There is no other story more awesome, more insane and more incredible than the story of Lawnchair Larry. This story might seem too far-fetched to be true, but rest assured everything you're about to read actually fucking happened.
The date was July 2, 1982, and a man by the name of Larry Walters, who had always dreamed of being an Air Force pilot but couldn't due to his poor eyesight, got the brilliant idea to make a flying machine of his own.
After finding a bunch of industrial grade weather balloons at a local Army surplus store in his hometown of San Pedro, California, Larry bought them without hesitation, forging paperwork in the process and saying they were for a television commercial.
Larry then took the balloons, tied them to a lawn chair (hence the nickname Lawnchair Larry) and filled them all full of helium. Equipped with his pellet gun, a CB radio, sandwiches, cold beer, and a camera, Larry sat in the chair and severed the rope anchoring his lawn chair to the ground.
Instead of slowly rising to a comfortable height of roughly forty feet like Larry had planned, the helium filled balloons quickly shot into the sky with Larry in tow. Larry and his lawn chair rose to a staggering height of over 16,000 feet in a matter of minutes.

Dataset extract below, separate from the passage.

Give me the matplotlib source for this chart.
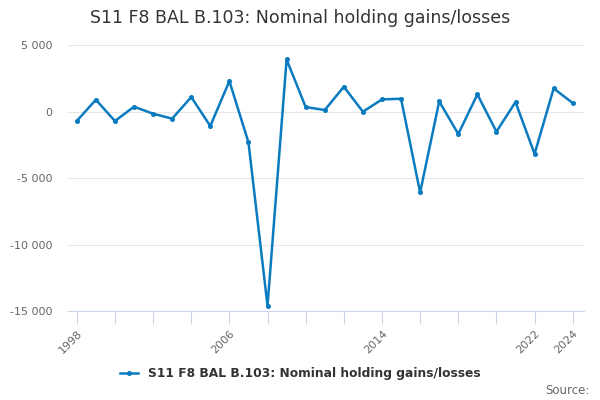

Scared shitless, Larry didn't dare shoot any of the balloons like he'd planned. Instead, the poor bastard clinged on for dear life. Eventually, after 14 hours of being freezing cold and utterly terrified, Larry found himself slowly drifting over Long Beach and crossed the primary landing corridor of Los Angeles International Airport.
The bewildered pilot of an approaching TWA flight contacted ground control describing how he'd just flew passed a man in a lawn chair carrying a gun at 16,000 feet.
After trying to describe to ground control what he'd done via his CB radio, Larry decided to take a risk and shoot several of the balloons. He then accidentally dropped his pellet gun overboard, but luckily for him his makeshift craft, dubbed Inspiration I, began to slowly descend. While nearing the ground the balloons' dangling cables got caught in a power line, causing a blackout in Long Beach for over an hour.
Dangling from the power lines, Larry was able to jump out and safely land on the ground without harm. He was immediately arrested by waiting members of the Long Beach Police Department and fined $4,500 for his antics. The fine was later reduced to $1,500. When asked by a reporter why he had done it, Larry replied, "A man can't just sit around."
As a result of his insane adventure, Larry received instant fame, and was invited to Johnny Carson's Tonight Show and Late Night with David Letterman. The Smithsonian Institute even asked Larry to donate his craft to their museum, but he declined and gave it to a young admirer named Jerry instead (who still has it to this day.)
To date, Larry is the only person in history to have ever been awarded a Darwin award and lived through his ordeal to talk about it, since the Darwin Awards are generally awarded posthumously and reserved for those who "do a service to humanity by removing themselves from the gene pool" either by death or sterilization in an idiotic fashion.
Larry's antics were one of the many inspirations for the Pixar film Up and even inspired the crew of Mythbusters to test (and ultimately prove) the crazy physics behind Larry's lawn chair adventure. True stories don't get much more awesome than this.